Christian, de 20 años, solía ir desde los 14 a la casa de su hermano mayor en Bella Unión. Se quedaba durante temporadas para trabajar a destajo plantando y cortando caña. La rutina consistía en levantarse a las cinco de la mañana para esperar el camión que los llevaba kilómetros adentro hasta el lugar de trabajo. Antes de salir, él y su hermano aprontaban los termos con café y galletas cubanas (medio kilo, un kilo y, si había suerte, las acompañaban con algo de mortadela). Con eso se llenaban hasta las cuatro de la tarde, cuando volvían a su casa. Sobre los niños que trabajan en la caña, opina: “Los gurisitos de 11, 12 años trabajan mucho mejor que yo, porque los padres ya les van enseñando desde chiquitos. Cuando nacen ya los tiran pa’ la caña, cosa que ellos sepan sobrevivir. Yo vi a padres con un gurisito de siete años mandándolo a trabajar. Le preguntaron si quería aprender, él dijo que sí y el padre le enseñaba”. Christian intenta describir su trabajo en la caña. Intenta hacerlo con palabras aunque sabe que, en el fondo, su trabajo sólo se explica con movimientos de las manos.

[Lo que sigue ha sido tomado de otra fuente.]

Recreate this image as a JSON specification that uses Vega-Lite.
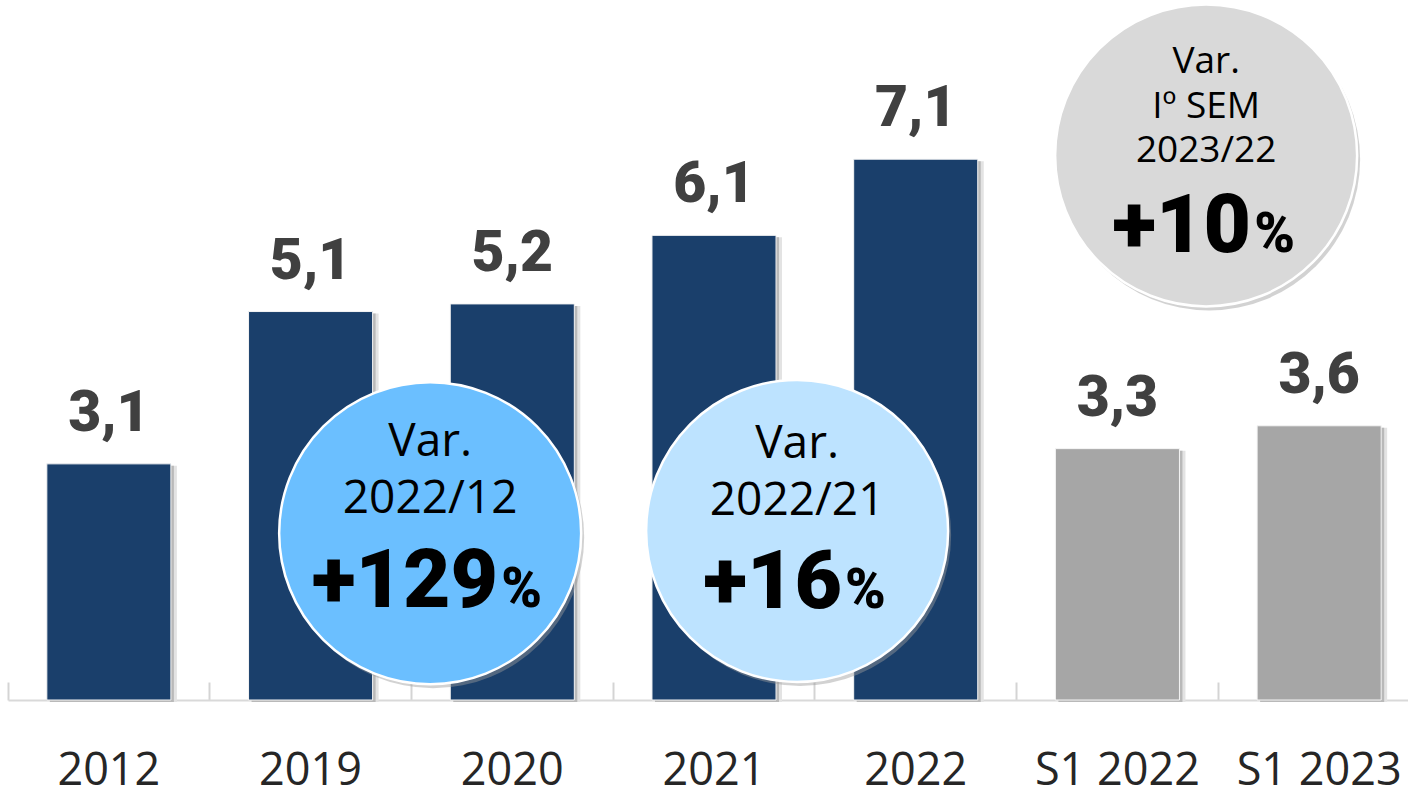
{
  "$schema": "https://vega.github.io/schema/vega-lite/v6.json",
  "width": 1400,
  "height": 700,
  "autosize": {"type": "none"},
  "padding": {"left": 8, "top": 0, "right": 0, "bottom": 97},
  "background": "white",
  "config": {
    "view": {"stroke": null},
    "axisX": {
      "title": null,
      "labelAngle": 0,
      "domain": true,
      "ticks": true,
      "domainColor": "#d9d9d9",
      "domainWidth": 2,
      "tickColor": "#d4d4d4",
      "tickWidth": 2,
      "tickSize": -18,
      "bandPosition": -0.313,
      "labelFont": "Open Sans",
      "labelFontSize": 45,
      "labelColor": "#262626",
      "labelBaseline": "alphabetic",
      "labelPadding": 102,
      "grid": false,
      "zindex": 1
    }
  },
  "datasets": {
    "bars": [
      {"period": "2012", "value": 3.1, "label": "3,1", "kind": "year"},
      {"period": "2019", "value": 5.1, "label": "5,1", "kind": "year"},
      {"period": "2020", "value": 5.2, "label": "5,2", "kind": "year"},
      {"period": "2021", "value": 6.1, "label": "6,1", "kind": "year"},
      {"period": "2022", "value": 7.1, "label": "7,1", "kind": "year"},
      {"period": "S1 2022", "value": 3.3, "label": "3,3", "kind": "semester"},
      {"period": "S1 2023", "value": 3.6, "label": "3,6", "kind": "semester"}
    ]
  },
  "layer": [
    {
      "data": {"name": "bars"},
      "mark": {"type": "bar", "color": "#e3e3e3", "xOffset": 6, "yOffset": 2},
      "encoding": {
        "x": {
          "field": "period",
          "type": "nominal",
          "title": null,
          "scale": {
            "domain": ["2012", "2019", "2020", "2021", "2022", "S1 2022", "S1 2023"],
            "range": [0, 1412],
            "paddingInner": 0.385,
            "paddingOuter": 0.1925
          },
          "axis": {"title": null, "ticks": true, "tickSize": -18, "bandPosition": -0.313}
        },
        "y": {
          "field": "value",
          "type": "quantitative",
          "scale": {"domain": [0, 9.19], "nice": false, "zero": true},
          "axis": null
        }
      }
    },
    {
      "data": {"name": "bars"},
      "mark": {"type": "bar", "color": "#b9b9b9", "xOffset": 3, "yOffset": 2},
      "encoding": {
        "x": {"field": "period", "type": "nominal", "title": null, "axis": {"title": null}},
        "y": {"field": "value", "type": "quantitative", "axis": null}
      }
    },
    {
      "data": {"name": "bars"},
      "mark": {"type": "bar", "stroke": "#f4f4f4", "strokeWidth": 1},
      "encoding": {
        "x": {"field": "period", "type": "nominal", "title": null, "axis": {"title": null}},
        "y": {"field": "value", "type": "quantitative", "axis": null},
        "color": {
          "field": "kind",
          "type": "nominal",
          "scale": {"domain": ["year", "semester"], "range": ["#1a3f6b", "#a6a6a6"]},
          "legend": null
        }
      }
    },
    {
      "data": {"name": "bars"},
      "mark": {"type": "text", "dy": -33, "baseline": "alphabetic", "font": "Roboto", "fontWeight": 900, "fontSize": 57, "color": "#404040"},
      "encoding": {
        "x": {"field": "period", "type": "nominal", "title": null, "axis": {"title": null}},
        "y": {"field": "value", "type": "quantitative", "axis": null},
        "text": {"field": "label"}
      }
    },
    {
      "data": {"values": [{"head": "Var.", "sub": "2022/12", "big": "+129", "pct": "%"}]},
      "encoding": {
        "x": {"datum": "2019", "type": "nominal", "bandPosition": 1.464, "title": null, "axis": {"title": null}},
        "y": {"datum": 2.19, "type": "quantitative", "axis": null}
      },
      "layer": [
        {"mark": {"type": "point", "shape": "circle", "filled": true, "size": 91204, "color": "#9c9c9c", "opacity": 0.45, "xOffset": 3, "yOffset": 4}},
        {"mark": {"type": "point", "shape": "circle", "filled": true, "size": 91204, "fill": "#6bbfff", "stroke": "white", "strokeWidth": 2.5, "opacity": 1}},
        {"mark": {"type": "text", "dy": -77, "baseline": "alphabetic", "font": "Open Sans", "fontSize": 46, "color": "black"}, "encoding": {"text": {"field": "head"}}},
        {"mark": {"type": "text", "dy": -20, "baseline": "alphabetic", "font": "Open Sans", "fontSize": 46, "color": "black"}, "encoding": {"text": {"field": "sub"}}},
        {"mark": {"type": "text", "dy": 74, "dx": 68, "align": "right", "baseline": "alphabetic", "font": "Roboto", "fontWeight": 900, "fontSize": 82, "color": "black"}, "encoding": {"text": {"field": "big"}}},
        {"mark": {"type": "text", "dy": 74, "dx": 71, "align": "left", "baseline": "alphabetic", "font": "Roboto", "fontWeight": 900, "fontSize": 55, "color": "black"}, "encoding": {"text": {"field": "pct"}}}
      ]
    },
    {
      "data": {"values": [{"head": "Var.", "sub": "2022/21", "big": "+16", "pct": "%"}]},
      "encoding": {
        "x": {"datum": "2021", "type": "nominal", "bandPosition": 1.17, "title": null, "axis": {"title": null}},
        "y": {"datum": 2.22, "type": "quantitative", "axis": null}
      },
      "layer": [
        {"mark": {"type": "point", "shape": "circle", "filled": true, "size": 91204, "color": "#9c9c9c", "opacity": 0.45, "xOffset": 3, "yOffset": 4}},
        {"mark": {"type": "point", "shape": "circle", "filled": true, "size": 91204, "fill": "#bde3ff", "stroke": "white", "strokeWidth": 2.5, "opacity": 1}},
        {"mark": {"type": "text", "dy": -73, "baseline": "alphabetic", "font": "Open Sans", "fontSize": 46, "color": "black"}, "encoding": {"text": {"field": "head"}}},
        {"mark": {"type": "text", "dy": -16, "baseline": "alphabetic", "font": "Open Sans", "fontSize": 46, "color": "black"}, "encoding": {"text": {"field": "sub"}}},
        {"mark": {"type": "text", "dy": 77, "dx": 45, "align": "right", "baseline": "alphabetic", "font": "Roboto", "fontWeight": 900, "fontSize": 82, "color": "black"}, "encoding": {"text": {"field": "big"}}},
        {"mark": {"type": "text", "dy": 77, "dx": 48, "align": "left", "baseline": "alphabetic", "font": "Roboto", "fontWeight": 900, "fontSize": 55, "color": "black"}, "encoding": {"text": {"field": "pct"}}}
      ]
    },
    {
      "data": {"values": [{"head": "Var.", "mid": "Iº SEM", "sub": "2023/22", "big": "+10", "pct": "%"}]},
      "encoding": {
        "x": {"datum": "S1 2022", "type": "nominal", "bandPosition": 1.215, "title": null, "axis": {"title": null}},
        "y": {"datum": 7.15, "type": "quantitative", "axis": null}
      },
      "layer": [
        {"mark": {"type": "point", "shape": "circle", "filled": true, "size": 91204, "color": "#9c9c9c", "opacity": 0.45, "xOffset": 3, "yOffset": 4}},
        {"mark": {"type": "point", "shape": "circle", "filled": true, "size": 91204, "fill": "#d9d9d9", "stroke": "white", "strokeWidth": 2.5, "opacity": 1}},
        {"mark": {"type": "text", "dy": -82, "baseline": "alphabetic", "font": "Open Sans", "fontSize": 37, "color": "black"}, "encoding": {"text": {"field": "head"}}},
        {"mark": {"type": "text", "dy": -37, "baseline": "alphabetic", "font": "Open Sans", "fontSize": 37, "color": "black"}, "encoding": {"text": {"field": "mid"}}},
        {"mark": {"type": "text", "dy": 7, "baseline": "alphabetic", "font": "Open Sans", "fontSize": 37, "color": "black"}, "encoding": {"text": {"field": "sub"}}},
        {"mark": {"type": "text", "dy": 97, "dx": 45, "align": "right", "baseline": "alphabetic", "font": "Roboto", "fontWeight": 900, "fontSize": 82, "color": "black"}, "encoding": {"text": {"field": "big"}}},
        {"mark": {"type": "text", "dy": 97, "dx": 48, "align": "left", "baseline": "alphabetic", "font": "Roboto", "fontWeight": 900, "fontSize": 55, "color": "black"}, "encoding": {"text": {"field": "pct"}}}
      ]
    }
  ]
}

Las manos. Seguramente, en este mismo momento, hay incontables manos moviéndose (manos chicas trabajando). O no. Tal vez ahora están quietas, pero de todas formas, más tarde van a empezar a moverse y también van a hacerlo las piernas, los brazos, las espaldas. Van a recomenzar a trabajar en el interior del interior o en el medio de la ciudad, sin que nadie las vea.